Для госэкзамена я лихорадочно заучивала тексты о составе и задачах ВС США (как англоязычной страны), о форме американских военнослужащих, о правилах оформления их личных документов... Путалась в военных аббревиатурах и терминах. Мне было абсолютно безразлично, как по-английски морская пехота, механизированная дивизия, артиллерия воздушной обороны, как выглядит летняя и зимняя форта одежды американских военнослужащих, какова структура высшего военного управления, как комплектуется и готовится личный состав. Я с трудом воспринимала это по-русски, а уж по-английски просто не видела необходимости, как нас ни убеждали, что, ни дай бог, но это может понадобиться.
Нам особенно как спецпропагандистам, которые будут работать с личным составом, учитывая интересы людей, ориентируясь на их уровень, на особенности страны - культурные, расовые, этнографические, политические, географические.
Мы составляли листовки по образцам полувековой давности. Изучали устройство боевых типографий, которые, подразумевалось, станут выпускать наши листовки. Агитационные воздухоплавательные средства: аэростаты, агитснаряды, парашютные тары, авиабомбы с пропагандистскими материалами.
Казалось, мы зарываемся в глубокое прошлое периода гражданской или Великой Отечественной войн в поисках эталона.
Когда распыление листовок такими допотопными средствами, видимо, оправдывалось неимением иных возможностей. Но сейчас только и слышишь, что о кнопке, на которую достаточно нажать, чтобы мир вздрогнул и перевернулся. Так какой кретин станет вычислять направление ветра: дует ли он в сторону противника? - и запускать парашютную тару, набитую мной состряпанными листовками с тщательно аргументированным призывом сдаваться: сохранение жизни, хорошая еда, медпомощь, отпуск на родину по окончании военных действий.
Меня в дрожь бросает, когда думаю, что я - специалист именно в этих вещах, что два с половиной года на меня тратили время, деньги, обучая бесполезному ремеслу, вкладывая доисторические знания, оставившие след в виде загадочных понятий, внушающих уважение непосвященным, но на самом деле - пустых, вредных, уводящих от реальности в книжность, когда война благополучно умещается в границах обложки, создавая иллюзию уменьшенного масштаба, как карта, на которой мы легко, бездумно, щедро размещали дивизии, по своему желанию указывали им направления движения, в общем, беззаботно сталкивали армии, сметали сбитых, добавляли свежие силы. Играли в войну, соответственно воспринимая ее как игру, не как войну. Вот это восприятие военная кафедра сумела вдолбить в меня прочно, наверное, не желая того.
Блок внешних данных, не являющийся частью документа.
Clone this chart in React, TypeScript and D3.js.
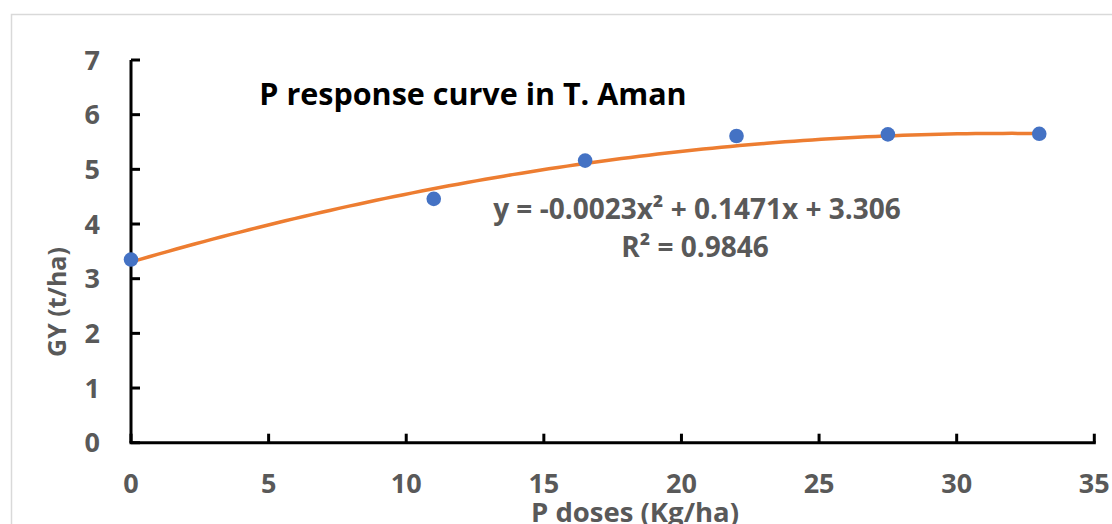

Меня выпустили в жизнь в звании лейтенанта, специализирующегося на спецпропаганде, но когда я после окончания факультета журналистики явилась, как было положено, в военкомат, чтобы меня поставили на учет и в случае необходимости призывали: ну, кто-то же должен писать листовки на английском языке, чтобы заманивать противника в наши окопы, - там спросили: у вас есть московская прописка? На тот момент у меня ее не было. И мне сказали: идите туда, где прописаны. Я и ушла от них. Навсегда.